Serverless Simplicity: BigQuery Omni
If you want to run SQL on S3 data without managing any infrastructure and keep your data in AWS, BigQuery Omni is built for that.
It’s powered by Google’s BigQuery engine but runs queries directly in your AWS environment using Anthos. You avoid data movement, get Google’s analytical horsepower, and keep everything serverless and managed.
Conclusion: Is Athena Still Enough for Serious S3 Analytics?
As we said earlier, Amazon Athena is great until it isn’t. If you’re hitting limits on cost, speed, or flexibility, there are better tools built for scale, real-time needs, and complex pipelines.
Trino and Starburst shine for interactive analytics. Spark and Dremio are workhorses for batch workloads. ClickHouse owns low-latency use cases. And if you want simplicity without infrastructure, BigQuery Omni or Snowflake External Tables offer clean, serverless options.
No one-size-fits-all. The right choice depends on your architecture, query patterns, and cost tolerance. Start small. Benchmark. See what fits not just technically but operationally.

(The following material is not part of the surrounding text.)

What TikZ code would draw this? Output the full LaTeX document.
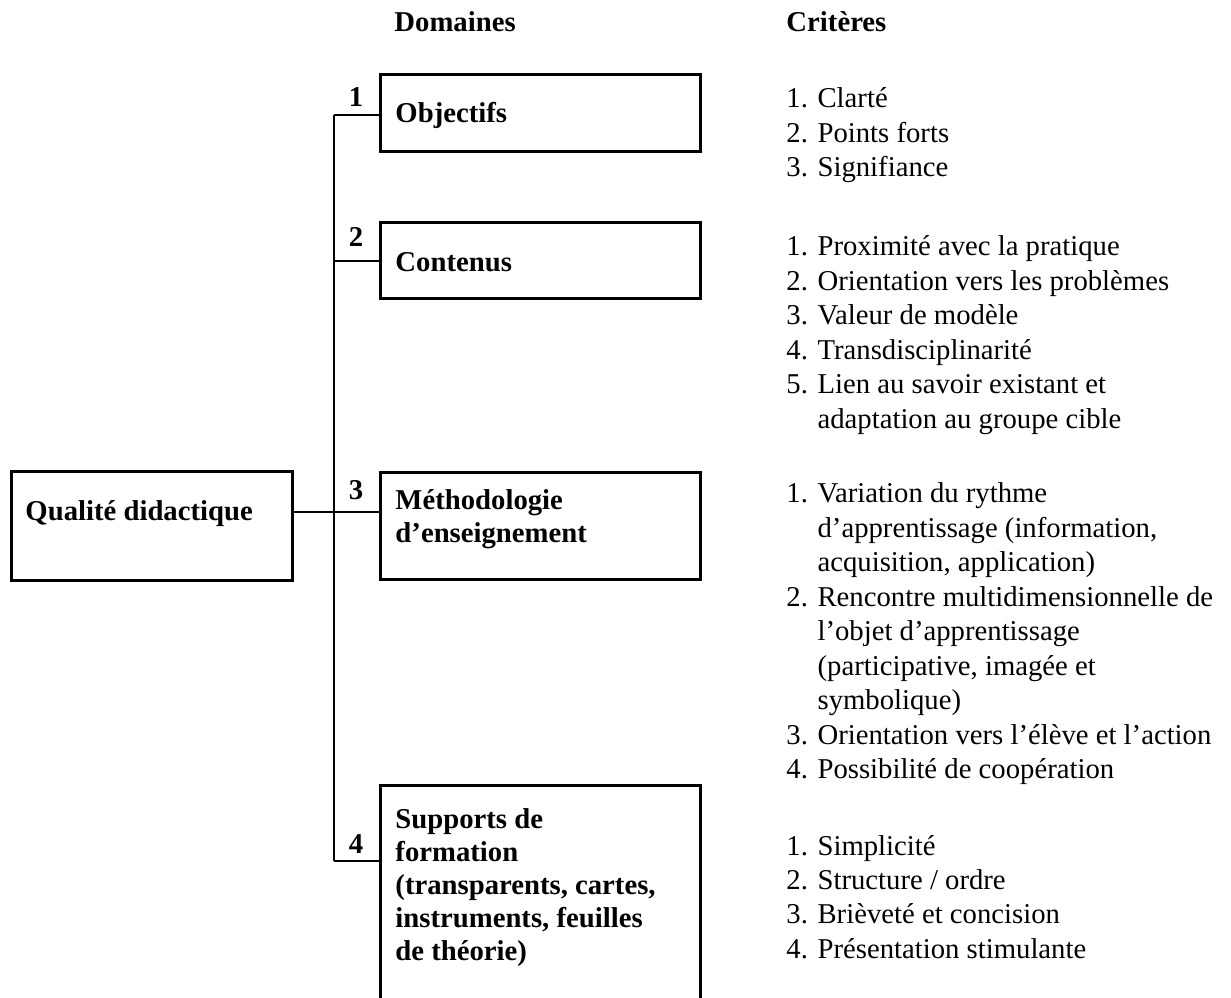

Modern data lakes are growing fast. Your query engine should keep up.
Athena Alternatives FAQs
Can Athena query S3 glacier?
No, Athena cannot query data directly stored in S3 Glacier or Glacier Deep Archive. Data must be restored to S3 Standard or S3 Standard-IA first.
Which AWS service can be used to query data stored in S3?
Amazon Athena can query structured data directly in S3 using SQL. Amazon Redshift Spectrum and AWS Glue can also query S3 data.
What is the difference between Athena and Redshift?
Athena is serverless and is used for ad-hoc queries on S3 data. Redshift is a data warehouse optimized for complex queries and long-term analytics at scale.